The only difference in the derivation when you have a dividend-yield paying stock lies in the value of the Riskless Portfolio $\Pi_t$.

The financial meaning here is the key: to delta-hedge your option you buy a quantity $\Delta$ of the stock $S$, and only the stock is paying you the dividend, so you have to add this contribution in time to your hedge. The change in value of the stock is therefore: $$ dS=(\mu-q)Sdt+\sigma S dW. $$ We short a quantity $\Delta$ of the stock \begin{equation} \Pi=V-\Delta S. \end{equation} In the interval $dt$ the portfolio variation is therefore given by: \begin{equation} d\Pi= dV - \Delta dS - q \Delta S dt. \end{equation} The last term $ qS\Delta dt$ denotes the value added to the portfolio due to the dividend yield.

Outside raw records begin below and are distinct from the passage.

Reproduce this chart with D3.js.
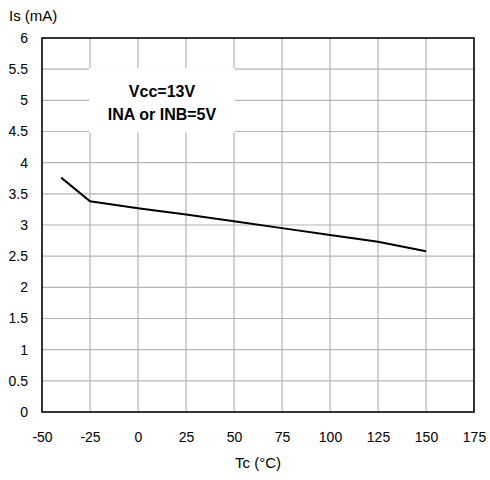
<!DOCTYPE html>
<html>
<head>
<meta charset="utf-8">
<script src="https://cdn.jsdelivr.net/npm/d3@7"></script>
<style>
  body { margin: 0; background: #fff; }
  #graph-container { width: 490px; height: 480px; }
  text { font-family: "Liberation Sans", Arial, sans-serif; fill: #000; }
</style>
</head>
<body>
<div id="graph-container"></div>
<script>
// readings (Tc in degC, Is in mA)
const tempC = [-40, -25, 0, 25, 50, 75, 100, 125, 150];
const supplyCurrent = [3.76, 3.38, 3.27, 3.17, 3.06, 2.95, 2.84, 2.73, 2.58];

const xTicks = [-50, -25, 0, 25, 50, 75, 100, 125, 150, 175];
const yTicks = [0, 0.5, 1, 1.5, 2, 2.5, 3, 3.5, 4, 4.5, 5, 5.5, 6];
const noteLines = ["Vcc=13V", "INA or INB=5V"];

const width = 490;
const height = 480;
const margin = { top: 38, right: 16, bottom: 68, left: 42 };
const innerWidth = width - margin.left - margin.right;
const innerHeight = height - margin.top - margin.bottom;

const xScale = d3.scaleLinear()
    .domain([-50, 175])
    .range([0, innerWidth]);

const yScale = d3.scaleLinear()
    .domain([0, 6])
    .range([innerHeight, 0]);

const root = d3.select("#graph-container")
    .append("svg")
    .attr("width", width)
    .attr("height", height);

const svg = root.append("g")
    .attr("transform", `translate(${margin.left}, ${margin.top})`);

// grid
svg.append("g")
    .selectAll("line")
    .data(xTicks.slice(1, -1))
    .join("line")
    .attr("x1", d => xScale(d)).attr("x2", d => xScale(d))
    .attr("y1", 0).attr("y2", innerHeight)
    .attr("stroke", "#b4b4b4")
    .attr("stroke-width", 1.2);

svg.append("g")
    .selectAll("line")
    .data(yTicks.slice(1, -1))
    .join("line")
    .attr("x1", 0).attr("x2", innerWidth)
    .attr("y1", d => yScale(d)).attr("y2", d => yScale(d))
    .attr("stroke", "#b4b4b4")
    .attr("stroke-width", 1.2);

// white box behind the test conditions
svg.append("rect")
    .attr("x", xScale(-25) - 1)
    .attr("y", yScale(5.5) - 1)
    .attr("width", xScale(50) - xScale(-25) + 2)
    .attr("height", yScale(4.5) - yScale(5.5) + 2)
    .attr("fill", "#fff");

svg.append("g")
    .selectAll("text")
    .data(noteLines)
    .join("text")
    .attr("x", (xScale(-25) + xScale(50)) / 2)
    .attr("y", (d, i) => yScale(5) - 3 + i * 22.5)
    .attr("text-anchor", "middle")
    .style("font-size", "16px")
    .style("font-weight", "bold")
    .text(d => d);

// frame
svg.append("rect")
    .attr("width", innerWidth)
    .attr("height", innerHeight)
    .attr("fill", "none")
    .attr("stroke", "#000")
    .attr("stroke-width", 1.6);

// axes (labels only, the frame draws the lines)
const xAxis = d3.axisBottom(xScale)
    .tickValues(xTicks)
    .tickSize(0)
    .tickPadding(20)
    .tickFormat(d => String(d));

const yAxis = d3.axisLeft(yScale)
    .tickValues(yTicks)
    .tickSize(0)
    .tickPadding(14)
    .tickFormat(d => String(d));

svg.append("g")
    .attr("id", "xAxis")
    .attr("transform", `translate(0, ${innerHeight})`)
    .call(xAxis)
    .call(g => g.select(".domain").remove())
    .selectAll("text")
    .style("font-size", "14px");

svg.append("g")
    .attr("id", "yAxis")
    .call(yAxis)
    .call(g => g.select(".domain").remove())
    .selectAll("text")
    .style("font-size", "14px");

// curve
const line = d3.line()
    .x((d, i) => xScale(tempC[i]))
    .y(d => yScale(d));

svg.append("path")
    .datum(supplyCurrent)
    .attr("d", line)
    .attr("fill", "none")
    .attr("stroke", "#000")
    .attr("stroke-width", 2);

// titles
root.append("text")
    .attr("x", 9)
    .attr("y", 21)
    .style("font-size", "15px")
    .text("Is (mA)");

root.append("text")
    .attr("x", margin.left + innerWidth / 2)
    .attr("y", 468)
    .attr("text-anchor", "middle")
    .style("font-size", "15px")
    .text("Tc (°C)");
</script>
</body>
</html>
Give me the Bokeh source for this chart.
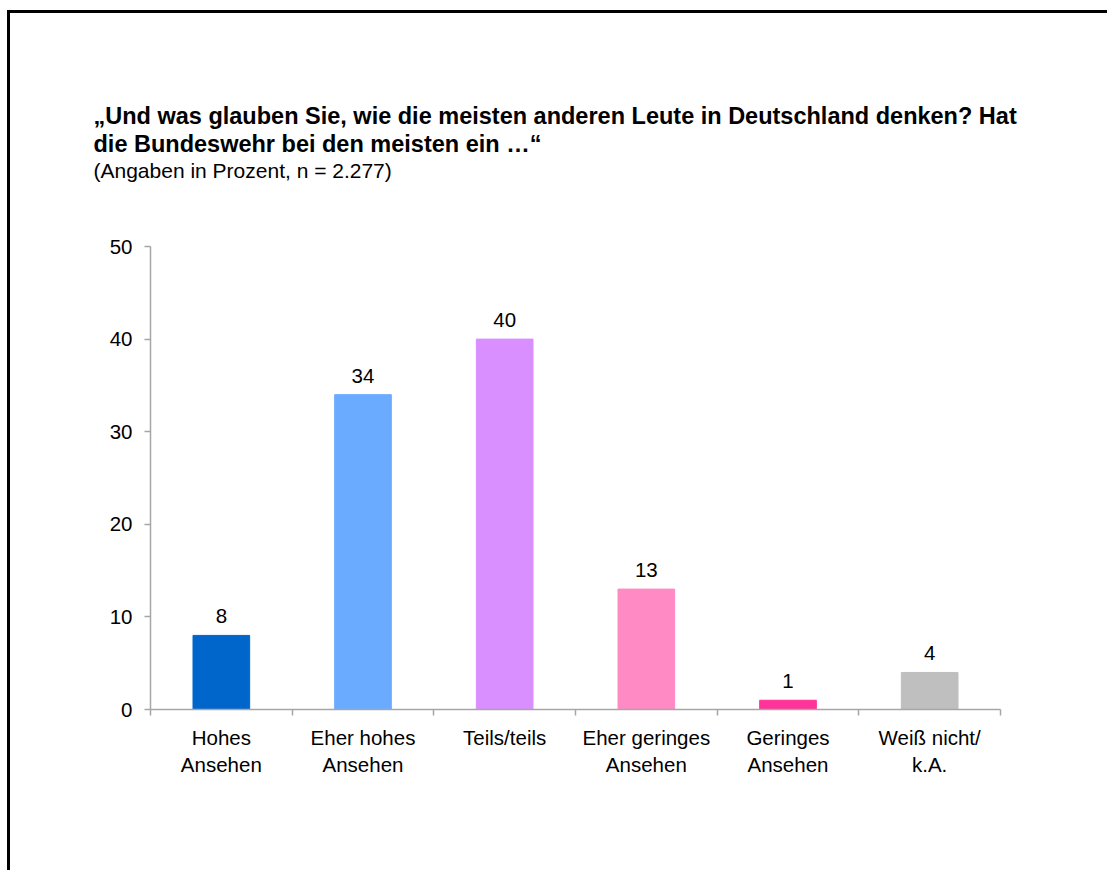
from bokeh.plotting import figure
from bokeh.models import Range1d, FixedTicker, Title, ColumnDataSource
from bokeh.core.properties import value
from bokeh.embed import file_html
from bokeh.resources import INLINE

# ---- data ----
categories = ["Hohes\nAnsehen", "Eher hohes\nAnsehen", "Teils/teils",
              "Eher geringes\nAnsehen", "Geringes\nAnsehen", "Weiß nicht/\nk.A."]
values = [8, 34, 40, 13, 1, 4]
colors = ["#0066CC", "#6AABFF", "#D98FFF", "#FF8AC4", "#FF3399", "#BFBFBF"]
y_ticks = [0, 10, 20, 30, 40, 50]
title_line1 = "„Und was glauben Sie, wie die meisten anderen Leute in Deutschland denken? Hat"
title_line2 = "die Bundeswehr bei den meisten ein …“"
subtitle = "(Angaben in Prozent, n = 2.277)"

FONT = "Liberation Sans"
AXIS_GRAY = "#A6A6A6"

# geometry (pixels)
W, H = 1100, 860
FL, FT, FW, FH = 140, 233, 850, 463

n = len(categories)
centers = [i + 0.5 for i in range(n)]

p = figure(width=W, height=H, output_backend="svg", toolbar_location=None,
           x_range=Range1d(0, n), y_range=Range1d(0, 50),
           min_border_left=FL, min_border_top=FT,
           min_border_right=W - FL - FW, min_border_bottom=H - FT - FH)
p.styles = {"border-left": "3px solid #000", "border-top": "3px solid #000",
            "margin-left": "7px", "margin-top": "10px"}
p.outline_line_color = None
p.background_fill_color = "white"
p.border_fill_color = "white"
p.grid.visible = False

src = ColumnDataSource(dict(x=centers, top=values, color=colors,
                            lbl=[str(v) for v in values]))
p.vbar(x="x", top="top", width=0.4, color="color", source=src)
p.text(x="x", y="top", text="lbl", source=src, text_align="center",
       text_baseline="alphabetic", y_offset=-19, text_color="black",
       text_font=value(FONT), text_font_size="20.5px")

# x axis
xa = p.xaxis[0]
xa.ticker = FixedTicker(ticks=centers, minor_ticks=list(range(n + 1)))
xa.major_label_overrides = {c: lab for c, lab in zip(centers, categories)}
xa.major_tick_out = 0
xa.major_tick_in = 0
xa.minor_tick_out = 6
xa.minor_tick_in = 0
xa.minor_tick_line_color = AXIS_GRAY
xa.axis_line_color = AXIS_GRAY
xa.axis_line_width = 1.5
xa.minor_tick_line_width = 1.5
xa.major_label_standoff = 10
xa.major_label_text_font = FONT
xa.major_label_text_font_size = "20.5px"
xa.major_label_text_color = "black"
xa.major_label_text_line_height = 1.2

# y axis
ya = p.yaxis[0]
ya.ticker = FixedTicker(ticks=y_ticks)
ya.major_tick_out = 6
ya.major_tick_in = 0
ya.minor_tick_out = 0
ya.minor_tick_in = 0
ya.major_tick_line_color = AXIS_GRAY
ya.axis_line_color = AXIS_GRAY
ya.axis_line_width = 1.5
ya.major_tick_line_width = 1.5
ya.major_label_standoff = 12
ya.major_label_text_font = FONT
ya.major_label_text_font_size = "20.5px"
ya.major_label_text_color = "black"

# spacer between frame and subtitle
p.add_layout(Title(text=" ", text_font_size="1px", standoff=62), "above")
# titles: first added sits nearest the frame
for txt, bold, size in [(subtitle, False, "21px"),
                        (title_line2, True, "23.5px"),
                        (title_line1, True, "23.5px")]:
    p.add_layout(Title(text=txt, align="left", offset=-57, standoff=0,
                       text_font=FONT, text_font_size=size,
                       text_font_style="bold" if bold else "normal",
                       text_color="black"), "above")

open("out.html", "w").write(file_html(p, INLINE))
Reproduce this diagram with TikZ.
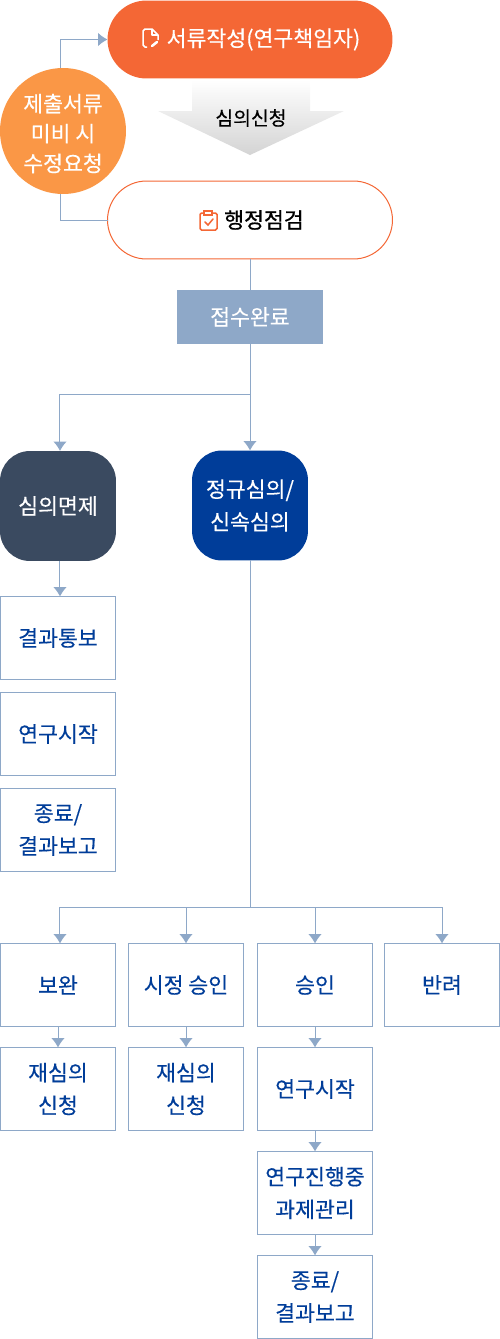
\documentclass[tikz,border=0pt]{standalone}
\usepackage{fontspec}
\setmainfont{Noto Sans CJK KR}[FakeBold=0.35]
\newfontfamily\heavyfont{Noto Sans CJK KR}[FakeBold=0.8]
\usepackage{tikz}
\usetikzlibrary{arrows.meta}
\definecolor{linkblue}{HTML}{8EA8C8}
\definecolor{textblue}{HTML}{003D99}
\definecolor{pillorange}{HTML}{F46735}
\definecolor{circleorange}{HTML}{FA9746}
\definecolor{slatebox}{HTML}{3A4A60}
\tikzset{
    label text/.style={font=\fontsize{12.3}{18.6}\selectfont, align=center, inner sep=0pt, outer sep=0pt},
    pill/.style={label text, rectangle, rounded corners=0.78cm, minimum width=5.7cm, minimum height=1.56cm},
    stagebox/.style={label text, rectangle, draw=linkblue, line width=0.02cm, fill=white, text=textblue, minimum width=2.3cm},
    tallbox/.style={stagebox, minimum height=1.66cm},
    roundbox/.style={label text, rectangle, rounded corners=0.6cm, text=white, minimum width=2.32cm, minimum height=2.2cm},
    link/.style={draw=linkblue, line width=0.02cm},
    arrowlink/.style={link, -{Latex[length=0.19cm, width=0.27cm]}},
}
\begin{document}
\begin{tikzpicture}[x=0.02cm, y=-0.02cm]
        \useasboundingbox (0,0) rectangle (500,1339);

        \path[shade, top color=white, bottom color=black!17] (192,80) -- (310,80) -- (310,111) -- (344,111) -- (250,155) -- (158,111) -- (192,111) -- cycle;
        \node[label text, font=\fontsize{11}{18}\selectfont, text=black] (apply) at (251,118) {심의신청};

        \node[pill, fill=pillorange, text=white] (write) at (250,39.5) {\hspace{0.54cm}서류작성(연구책임자)};
        \node[pill, draw=pillorange, line width=0.02cm, fill=white, text=black] (check) at (250,220) {\hspace{0.56cm}\heavyfont 행정점검};
        \node[label text, circle, font=\fontsize{12.3}{17}\selectfont, fill=circleorange, text=white, minimum size=2.52cm] (recheck) at (63,131) {\rule{0pt}{0.46cm}제출서류\\미비 시\\수정요청};
        \node[label text, rectangle, fill=linkblue, text=white, minimum width=2.92cm, minimum height=1.08cm] (done) at (250,317) {접수완료};
        \coordinate (split) at (250,394);

        \node[roundbox, fill=slatebox] (exempt) at (58,506) {심의면제};
        \node[roundbox, fill=textblue] (regular) at (250,505.5) {정규심의/\\신속심의};

        \node[tallbox] (notice) at (58,638) {결과통보};
        \node[tallbox] (start) at (58,734) {연구시작};
        \node[tallbox] (finish) at (58,830) {종료/\\결과보고};

        \coordinate (branch) at (250,907);
        \node[tallbox] (revise) at (58,985) {보완};
        \node[tallbox] (conditional) at (186,985) {시정 승인};
        \node[tallbox] (approve) at (315,985) {승인};
        \node[tallbox] (reject) at (442,985) {반려};

        \node[tallbox] (reviseagain) at (58,1089) {재심의\\신청};
        \node[tallbox] (conditionalagain) at (186,1089) {재심의\\신청};
        \node[tallbox] (startb) at (315,1089) {연구시작};
        \node[tallbox] (progress) at (315,1193) {연구진행중\\과제관리};
        \node[tallbox] (finishb) at (315,1297) {종료/\\결과보고};

        \draw[arrowlink] ([xshift=-0.06cm]recheck.north) |- (write.west);
        \draw[link] ([xshift=-0.06cm]recheck.south) |- (check.west);
        \draw[link] (check.south) -- (done.north);
        \draw[link] (done.south) -- (split);
        \draw[arrowlink] (split) -| ([xshift=0.04cm]exempt.north);
        \draw[arrowlink] (split) -- (regular.north);
        \draw[arrowlink] ([xshift=0.04cm]exempt.south) -- ([xshift=0.04cm]notice.north);
        \draw[link] (regular.south) -- (branch);
        \draw[arrowlink] (branch) -| ([xshift=0.04cm]revise.north);
        \draw[arrowlink] (branch) -| (conditional.north);
        \draw[arrowlink] (branch) -| (approve.north);
        \draw[arrowlink] (branch) -| (reject.north);
        \draw[arrowlink] (revise.south) -- (reviseagain.north);
        \draw[arrowlink] (conditional.south) -- (conditionalagain.north);
        \draw[arrowlink] (approve.south) -- (startb.north);
        \draw[arrowlink] (startb.south) -- (progress.north);
        \draw[arrowlink] (progress.south) -- (finishb.north);

        \draw[white, line width=0.03cm, line join=round] (147,47) -- (145,47) -- (143,45) -- (143,31) -- (145,29) -- (152,29) -- (158,35) -- (158,40);
        \draw[white, line width=0.03cm, line join=round] (152,29) -- (152,35) -- (158,35);
        \draw[white, line width=0.05cm, line cap=round] (152,46) -- (157,42);

        \draw[pillorange, line width=0.03cm, rounded corners=0.03cm] (204,213) -- (200,213) -- (200,230) -- (217,230) -- (217,213) -- (212,213);
        \draw[pillorange, line width=0.03cm, fill=white] (204,211) rectangle (212,215);
        \draw[pillorange, line width=0.03cm, line cap=round] (205,222) -- (208,225) -- (213,219);
        \end{tikzpicture}
\end{document}
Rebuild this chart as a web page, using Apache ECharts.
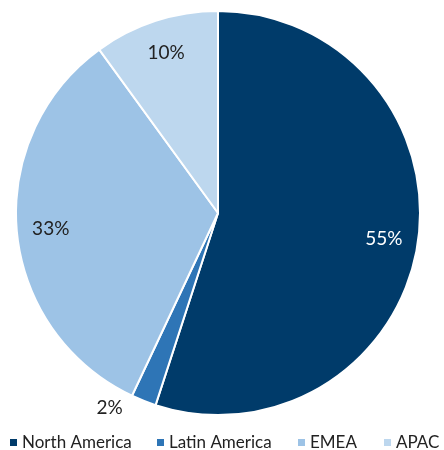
<!DOCTYPE html>
<html>
<head>
<meta charset="utf-8">
<script src="https://cdn.jsdelivr.net/npm/echarts@6/dist/echarts.min.js"></script>
<style>
  html, body { margin: 0; padding: 0; background: #fff; }
  #chart { width: 444px; height: 450px; }
</style>
</head>
<body>
<div id="chart"></div>
<script>
// Revenue share by region
const regions = ['North America', 'Latin America', 'EMEA', 'APAC'];
const shares = [55, 2, 33, 10];
const colors = ['#003B6A', '#2E75B6', '#9DC3E6', '#BDD7EE'];

// Left offsets of the legend entries along the bottom row
const legendLefts = [10, 157, 298, 384];

const labelFont = { fontFamily: 'Lato', fontSize: 19, color: '#222' };
const pct = p => p.value + '%';

// Slices: only the thin one carries an outside label
const sliceData = regions.map((name, i) => ({
  name,
  value: shares[i],
  label: { show: shares[i] < 5 }
}));

// Transparent ring whose inside labels sit near the rim of each slice
const ringData = regions.map((name, i) => ({
  name,
  value: shares[i],
  label: { show: shares[i] >= 5, color: i === 0 ? '#fff' : '#222' }
}));

// One legend per entry so the row never wraps
const legends = regions.map((name, i) => ({
  data: [name],
  top: 434,
  left: legendLefts[i],
  padding: 0,
  itemWidth: 7,
  itemHeight: 7,
  icon: 'rect',
  itemStyle: { borderWidth: 0 },
  textStyle: { fontFamily: 'Lato', fontSize: 17, color: '#222' }
}));

const chart = echarts.init(document.getElementById('chart'));
chart.setOption({
  animation: false,
  color: colors,
  legend: legends,
  series: [
    {
      type: 'pie',
      center: [218, 213],
      radius: 202,
      startAngle: 90,
      clockwise: true,
      avoidLabelOverlap: false,
      data: sliceData,
      label: Object.assign({ position: 'outside', formatter: pct }, labelFont),
      labelLine: { show: false, length: 8, length2: 13 },
      itemStyle: { borderColor: '#fff', borderWidth: 2 },
      emphasis: { disabled: true }
    },
    {
      type: 'pie',
      center: [218, 213],
      radius: [130, 200],
      startAngle: 90,
      clockwise: true,
      silent: true,
      data: ringData,
      itemStyle: { color: 'rgba(0,0,0,0)' },
      emphasis: { disabled: true },
      label: Object.assign({ position: 'inside', formatter: pct }, labelFont)
    }
  ]
});
</script>
</body>
</html>
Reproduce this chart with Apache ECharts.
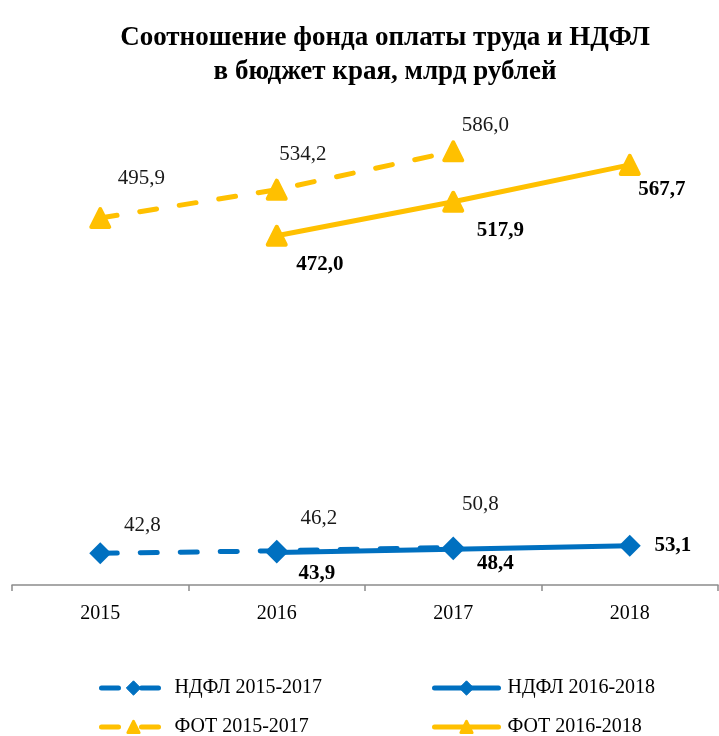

Now, for the Ito's Lemma the value of $dV$ is: $$ dV= \left( \frac{\partial V}{\partial t} + \frac{1}{2}\sigma^2S^2\frac{\partial^2 V}{\partial S^2} \right) dt + \frac{\partial V}{\partial S} dS. $$ Finally you use the no arbitrage condition which states that a riskless portfolio has the same value as a riskless zero-coupon bond, i.e. $d\Pi=r\Pi dt$. Substituting you finally obtain: $$ \frac{\partial V}{\partial t} + \frac{1}{2}\sigma^2S^2\frac{\partial^2 V}{\partial S^2} + (r-q)S \frac{\partial V}{\partial S} -rV = 0 $$ where you can see directly the additional $q$ term to the hedging due to the dividend yield.